安倍晴明を美形に設定したのは夢枕獏

──いまでは馴染みがありますが、最初に“陰陽師”や“安倍晴明(あべのせいめい)”という単語を使い出したのは獏さんですよね?

『高丘親王航海記(たかおかしんのうこうかいき)』を書いた澁澤龍彥さんが、短いエッセイか何かで安倍晴明の紹介はしてました。その後、『帝都物語』で荒俣宏さんが書いたりっていうのがあって、その後ぐらいですかね。

安倍晴明を主人公にして陰陽師をテーマそのものにして、晴明を美形にしたのはぼくが最初なんじゃないかな(笑)。

取材に応じた作家の夢枕獏氏
取材に応じた作家の夢枕獏氏

 

──活字における『陰陽師』の世界観しかり、本作の映画『陰陽師0』や、Netflixのアニメ版も、安倍晴明と源博雅(みなもとのひろまさ)の2人からは容姿の美しさを想起させられるのですが、そもそもそこにBL的な要素はイメージされていたのですか?

私の設定のなかではありません。途中から、そういう要素にもスポットがあたっているような評判は聞こえてきたので「なるほど、そうなんだ」と思ったぐらいで。だからといってBL的な要素を増やそうという意識はなかったですね。

安倍晴明と源博雅の関係性を突っ込んで書くと、新たな評価をいただけたのは新鮮でした。自分はまったく意識してなかったんですけど、意識していたらたぶん間違った方向にいってしまっていたと思っています。

──これだけさまざまなコンテンツに取り扱われた作品も稀ですよね。

鎌倉時代から現在に至るまで歴史上の数多くの人が陰陽師のことを書いてきましたが、安倍晴明と源博雅を美形キャラにしてしまったのは歴史上、私が最初だと思うんです。

これまで描かれたてきた陰陽師・安倍晴明の多くは、明治の頃の講談にある晴明が子供の頃の尾花丸(おばなまる)の話。あるいはもうおじいちゃんなんですね。

──現在放送中の大河ドラマ『光る君へ』でも描かれています。

もちろん、小説の設定に置いた40代の頃もあるんだけど、菅原道長と一緒に語られるケースが多いですね。

あるとき道長がある屋敷の門をくぐろうとしたら、犬が吠えながら道長の前に立ちふさがるので、そこへ呼ばれた晴明がそれを止め、晴明が示した場所を掘らせてみると二枚の皿を合わせて一文字に縛ったものが出てきた。

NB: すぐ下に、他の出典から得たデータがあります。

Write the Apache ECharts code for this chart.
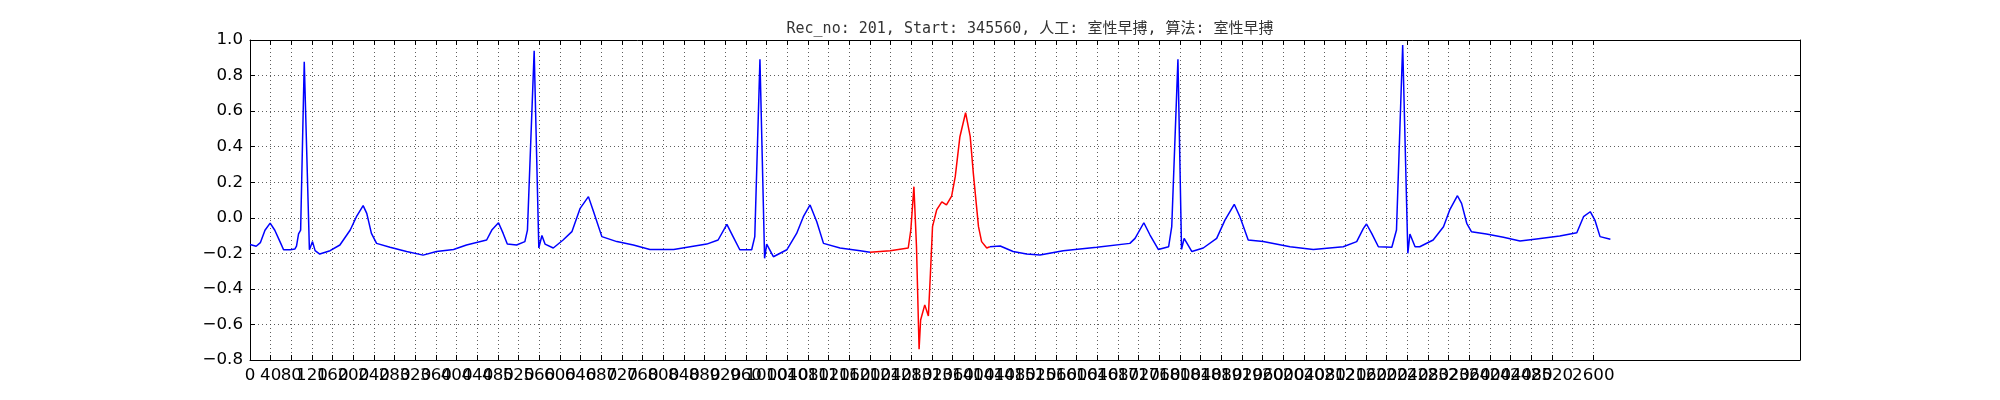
<!DOCTYPE html>
<html>
<head>
<meta charset="utf-8">
<script src="https://cdn.jsdelivr.net/npm/echarts@6/dist/echarts.min.js"></script>
<style>
html, body { margin: 0; padding: 0; background: #fff; }
#main { width: 2000px; height: 400px; }
</style>
</head>
<body>
<div id="main"></div>
<script>
// 标题
const chartTitle = 'Rec_no: 201, Start: 345560, 人工: 室性早搏, 算法: 室性早搏';

// 心电采样点 (采样序号 / 幅值)
const sampleIdx = [
	0, 12, 20, 29, 39, 48, 58, 65, 78, 87, 90, 94, 98, 105, 115, 121, 126, 135, 155, 174,
	194, 206, 219, 226, 235, 245, 271, 303, 335, 361, 394, 419, 458, 468, 481, 490, 498, 516, 532, 537,
	550, 559, 565, 571, 587, 606, 623, 639, 655, 665, 681, 710, 742, 774, 820, 884, 906, 923, 935, 948,
	971, 977, 987, 996, 1000, 1013, 1039, 1058, 1071, 1084, 1097, 1110, 1142, 1181, 1200, 1239, 1274, 1279, 1285, 1290,
	1295, 1298, 1306, 1313, 1317, 1321, 1329, 1339, 1348, 1358, 1365, 1374, 1385, 1394, 1400, 1410, 1416, 1426, 1432, 1452,
	1477, 1503, 1529, 1574, 1639, 1703, 1713, 1730, 1742, 1758, 1778, 1784, 1796, 1803, 1808, 1823, 1845, 1871, 1887, 1905,
	1916, 1932, 1961, 2013, 2058, 2116, 2142, 2155, 2161, 2171, 2184, 2210, 2219, 2231, 2241, 2245, 2255, 2264, 2290, 2310,
	2322, 2337, 2345, 2355, 2364, 2393, 2426, 2458, 2490, 2535, 2568, 2581, 2594, 2603, 2613, 2633
];
const ecgValues = [
	-0.15, -0.16, -0.14, -0.07, -0.03, -0.07, -0.134, -0.18, -0.18, -0.175, -0.16, -0.09, -0.07, 0.878, -0.18, -0.134, -0.185, -0.204, -0.185, -0.153,
	-0.069, 0.006, 0.068, 0.025, -0.088, -0.144, -0.166, -0.19, -0.21, -0.19, -0.178, -0.153, -0.125, -0.069, -0.028, -0.088, -0.148, -0.153, -0.134, -0.069,
	0.94, -0.17, -0.10, -0.148, -0.17, -0.125, -0.078, 0.053, 0.119, 0.034, -0.106, -0.134, -0.153, -0.178, -0.178, -0.148, -0.125, -0.037, -0.106, -0.18,
	-0.18, -0.106, 0.891, -0.228, -0.148, -0.219, -0.18, -0.088, 0.006, 0.072, -0.022, -0.144, -0.17, -0.185, -0.194, -0.185, -0.17, -0.069, 0.175, -0.163,
	-0.74, -0.575, -0.49, -0.553, -0.31, -0.05, 0.044, 0.09, 0.072, 0.122, 0.231, 0.456, 0.591, 0.456, 0.25, -0.05, -0.134, -0.17, -0.163, -0.159,
	-0.19, -0.204, -0.21, -0.185, -0.166, -0.144, -0.116, -0.028, -0.097, -0.178, -0.163, -0.05, 0.891, -0.178, -0.116, -0.19, -0.17, -0.116, -0.013, 0.076,
	0.006, -0.125, -0.134, -0.163, -0.178, -0.163, -0.134, -0.06, -0.035, -0.088, -0.163, -0.166, -0.069, 0.972, -0.2, -0.091, -0.163, -0.163, -0.125, -0.05,
	0.044, 0.124, 0.081, -0.031, -0.078, -0.091, -0.11, -0.131, -0.119, -0.103, -0.084, 0.006, 0.034, -0.013, -0.106, -0.121
];
// 室性早搏段 (红色)
const pvcStart = 1200;
const pvcEnd = 1432;

// 刻度
const xTicks = [];
for (let v = 0; v <= 2600; v += 40) xTicks.push(v);
const yTicks = [-0.8, -0.6, -0.4, -0.2, 0.0, 0.2, 0.4, 0.6, 0.8, 1.0];

let allPts = sampleIdx.map(function (s, i) { return [s, ecgValues[i]]; });
let prePts = allPts.filter(function (p) { return p[0] <= pvcStart; });
let pvcPts = allPts.filter(function (p) { return p[0] >= pvcStart && p[0] <= pvcEnd; });
let postPts = allPts.filter(function (p) { return p[0] >= pvcEnd; });

const labelFont = { color: '#000', fontSize: 16.7, fontFamily: 'DejaVu Sans' };
const gridLine = { show: true, lineStyle: { color: '#333', width: 0.8, type: [1, 3] } };
const frame = { show: true, onZero: false, lineStyle: { color: '#000', width: 1 } };
const tickIn = { show: true, inside: true, length: 5, lineStyle: { color: '#000', width: 1 } };

function yFmt(v) {
	return v.toFixed(1).replace('-', '\u2212');
}

function lineSeries(name, data, color) {
	return {
		name: name,
		type: 'line',
		data: data,
		showSymbol: false,
		lineStyle: { color: color, width: 1.5 },
		z: 3
	};
}

var myChart = echarts.init(document.getElementById('main'), null, { renderer: 'canvas' });
var option = {
	animation: false,
	backgroundColor: '#fff',
	title: {
		text: chartTitle,
		left: 1025,
		top: 17,
		textAlign: 'center',
		textStyle: { color: '#333', fontSize: 15, fontWeight: 'normal', fontFamily: "'DejaVu Sans Mono', 'Noto Sans CJK SC'" }
	},
	grid: { left: 250, right: 200, top: 40, bottom: 40, containLabel: false },
	xAxis: [{
		type: 'value', min: 0, max: 3000, position: 'bottom',
		axisLine: frame,
		axisTick: Object.assign({ customValues: xTicks }, tickIn),
		axisLabel: Object.assign({
			customValues: xTicks, margin: 7, showMinLabel: true, showMaxLabel: true, hideOverlap: false,
			formatter: function (v) { return String(v); }
		}, labelFont),
		splitLine: gridLine
	}, {
		type: 'value', min: 0, max: 3000, position: 'top',
		axisLine: frame,
		axisTick: Object.assign({ customValues: xTicks }, tickIn),
		axisLabel: { show: false },
		splitLine: { show: false }
	}],
	yAxis: [{
		type: 'value', min: -0.8, max: 1.0, position: 'left',
		axisLine: frame,
		axisTick: Object.assign({ customValues: yTicks }, tickIn),
		axisLabel: Object.assign({ customValues: yTicks, margin: 7, showMinLabel: true, showMaxLabel: true, formatter: yFmt }, labelFont),
		splitLine: gridLine
	}, {
		type: 'value', min: -0.8, max: 1.0, position: 'right',
		axisLine: frame,
		axisTick: Object.assign({ customValues: yTicks }, tickIn),
		axisLabel: { show: false },
		splitLine: { show: false }
	}],
	series: [
		lineSeries('ecg-pre', prePts, '#0000ff'),
		lineSeries('pvc', pvcPts, '#ff0000'),
		lineSeries('ecg-post', postPts, '#0000ff')
	]
};
myChart.setOption(option, true);
</script>
</body>
</html>
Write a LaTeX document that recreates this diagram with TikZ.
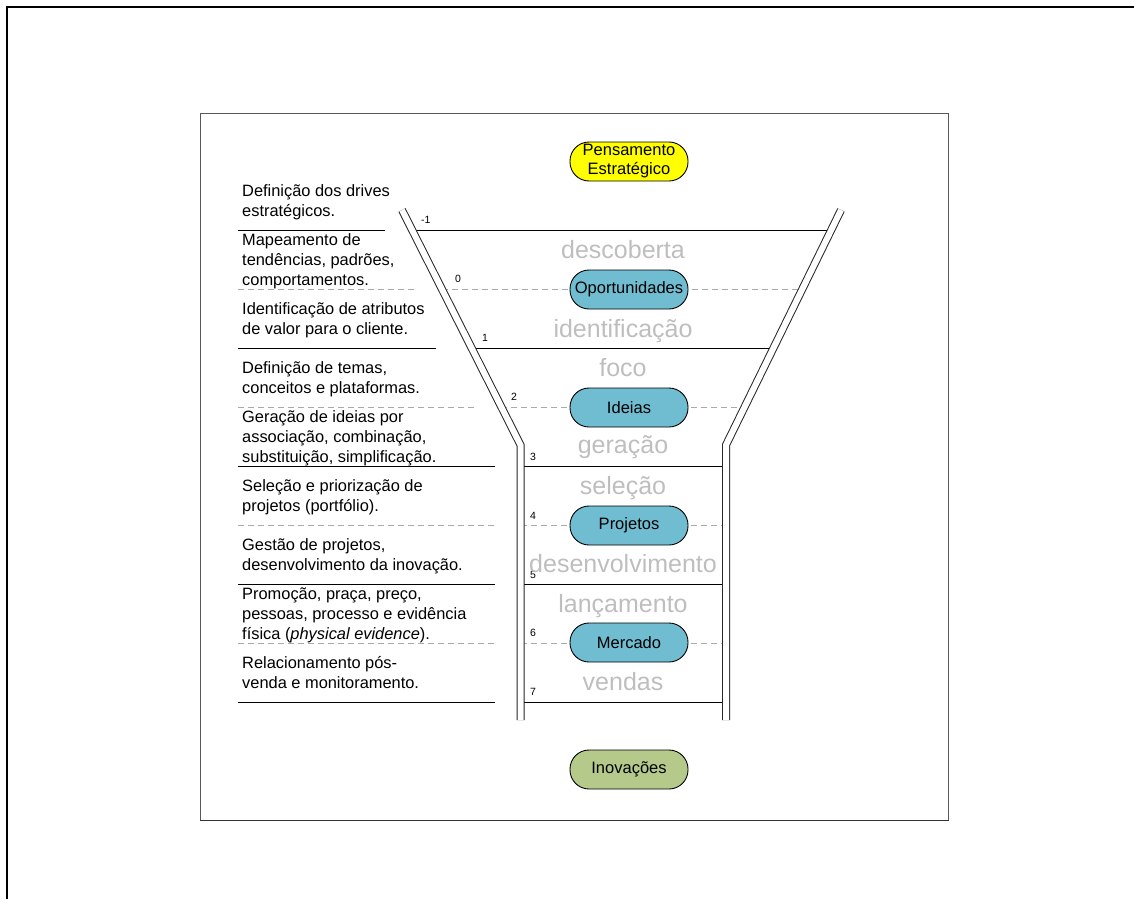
\documentclass[tikz,border=0pt]{standalone}
\usepackage{fontspec}
\setmainfont{Liberation Sans}
\definecolor{tealc}{RGB}{112,188,208}
\definecolor{yelc}{RGB}{255,255,0}
\definecolor{olvc}{RGB}{181,201,139}
\definecolor{lblc}{RGB}{190,190,190}
\definecolor{dshc}{RGB}{170,170,170}
\begin{document}
\begin{tikzpicture}[x=1pt,y=-1pt,
  stage/.style={draw=black, line width=0.9pt, rounded corners=19pt, minimum width=118pt, minimum height=39pt, inner sep=0pt, font=\fontsize{16.5}{19}\selectfont, align=center},
  glbl/.style={text=lblc, font=\fontsize{25}{30}\selectfont, inner sep=0pt, anchor=base},
  num/.style={font=\fontsize{10.5}{12}\selectfont, inner sep=0pt, anchor=west},
  desc/.style={font=\fontsize{16.4}{20}\selectfont, align=left, anchor=base west, inner sep=0pt},
  sep/.style={line width=1pt, black},
  dsep/.style={line width=0.8pt, dshc, dash pattern=on 6pt off 4pt},
  wall/.style={double, double distance=6pt, line width=1pt, draw=black!85}]

\useasboundingbox (0,0) rectangle (1134,899);
\draw[line width=2.5pt] (7,899) -- (7,7) -- (1134,7);
\draw[line width=0.8pt, black!65] (200,113) rectangle (948,820);
\draw[line width=1.6pt, black!80] (200,820.5) -- (948.5,820.5);

% funnel horizontals (wall centre to wall centre)
\draw[sep]  (412.1,230) -- (831.2,230);
\draw[dsep] (441.8,289) -- (802.3,289);
\draw[sep]  (471.6,348) -- (773.5,348);
\draw[dsep] (501.3,407) -- (744.6,407);
\draw[sep]  (520.5,466) -- (726,466);
\draw[dsep] (520.5,525) -- (726,525);
\draw[sep]  (520.5,584) -- (726,584);
\draw[dsep] (520.5,643) -- (726,643);
\draw[sep]  (520.5,702) -- (726,702);

% left separators
\draw[sep]  (238,230) -- (385,230);
\draw[dsep] (238,289) -- (417,289);
\draw[sep]  (238,348) -- (436,348);
\draw[dsep] (238,407) -- (477,407);
\draw[sep]  (238,466) -- (495,466);
\draw[dsep] (238,525) -- (495,525);
\draw[sep]  (238,584) -- (495,584);
\draw[dsep] (238,643) -- (495,643);
\draw[sep]  (238,702) -- (495,702);

% funnel walls
\draw[wall] (402,210) -- (520.5,445) -- (520.5,720);
\draw[wall] (841,210) -- (726,445) -- (726,720);

% numbers
\node[num] (n-1) at (421,220) {-1};
\node[num] (n0) at (455,279) {0};
\node[num] (n1) at (482,338) {1};
\node[num] (n2) at (511,397) {2};
\node[num] (n3) at (530,457) {3};
\node[num] (n4) at (530,516) {4};
\node[num] (n5) at (530,575) {5};
\node[num] (n6) at (530,633) {6};
\node[num] (n7) at (530,692) {7};

% grey stage labels
\node[glbl] (l1) at (623,258) {descoberta};
\node[glbl] (l2) at (623,337) {identificação};
\node[glbl] (l3) at (623,376) {foco};
\node[glbl] (l4) at (623,453) {geração};
\node[glbl] (l5) at (623,494) {seleção};
\node[glbl] (l6) at (623,572) {desenvolvimento};
\node[glbl] (l7) at (623,612) {lançamento};
\node[glbl] (l8) at (623,690) {vendas};

% stage nodes
\node[stage, fill=yelc]  (pe)  at (629,161.5) {Pensamento\\Estratégico};
\node[stage, fill=tealc] (op)  at (629,289.5) {Oportunidades};
\node[stage, fill=tealc] (id)  at (629,407.5) {Ideias};
\node[stage, fill=tealc] (pr)  at (629,525.5) {Projetos};
\node[stage, fill=tealc] (me)  at (629,642.5) {Mercado};
\node[stage, fill=olvc]  (in)  at (629,769.5) {Inovações};

% descriptions (anchor on last baseline)
\node[desc] (d1) at (242,216) {Definição dos drives\\estratégicos.};
\node[desc] (d2) at (242,285) {Mapeamento de\\tendências, padrões,\\comportamentos.};
\node[desc] (d3) at (242,334) {Identificação de atributos\\de valor para o cliente.};
\node[desc] (d4) at (242,393) {Definição de temas,\\conceitos e plataformas.};
\node[desc] (d5) at (242,462) {Geração de ideias por\\associação, combinação,\\substituição, simplificação.};
\node[desc] (d6) at (242,511) {Seleção e priorização de\\projetos (portfólio).};
\node[desc] (d7) at (242,570) {Gestão de projetos,\\desenvolvimento da inovação.};
\node[desc] (d8) at (242,639) {Promoção, praça, preço,\\pessoas, processo e evidência\\física (\textit{physical evidence}).};
\node[desc] (d9) at (242,688) {Relacionamento pós-\\venda e monitoramento.};
\end{tikzpicture}
\end{document}
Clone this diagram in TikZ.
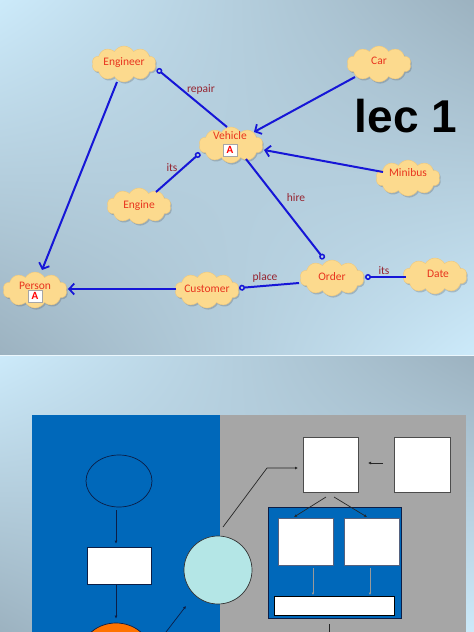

「これを跨いだら死んでるところでした」と晴明が言うのが今昔物語にあるんです。ちなみにその頃は、晴明はもうおじいちゃんなんですけど。

「あれはね“アイラブユー”なんですよ」夢枕獏がこの1000年の中でも極めて異常な事態だと感じる安倍晴明フィーバーに思うこと_2

──日本史史上、一番の人気者かもですね。

現代になって、何故こんなにいろんな晴明のコンテンツができたのかっていうと、私が初めて晴明を美形に設定したことと、もう一つは安倍晴明が実在の人物だったということですね。そして今後も誰がどんな解釈をしてもいいんですよ。

徳川家康とか織田信長とか、ときには粗暴に、あるいは名君に描かれるような人と同じで、さまざまな設定で晴明を主人公にして作品にすればいいと思う。

──監督や作家、それぞれの解釈で漫画やアニメ、小説や映像作品で多種多様な安倍晴明が誕生してきました。

それこそ1000年前からこうした現象はあったんでしょうが、こんなにこぞっていろんな人が晴明のことを書いたのは、日本の安倍晴明史上初めてで、ある意味異常ですよ、これは。

スサノオノミコトや信長と比べても、現代の晴明現象は歴史の特異点ですね。1000年近い歴史の中で極めて異常なことが起こっています。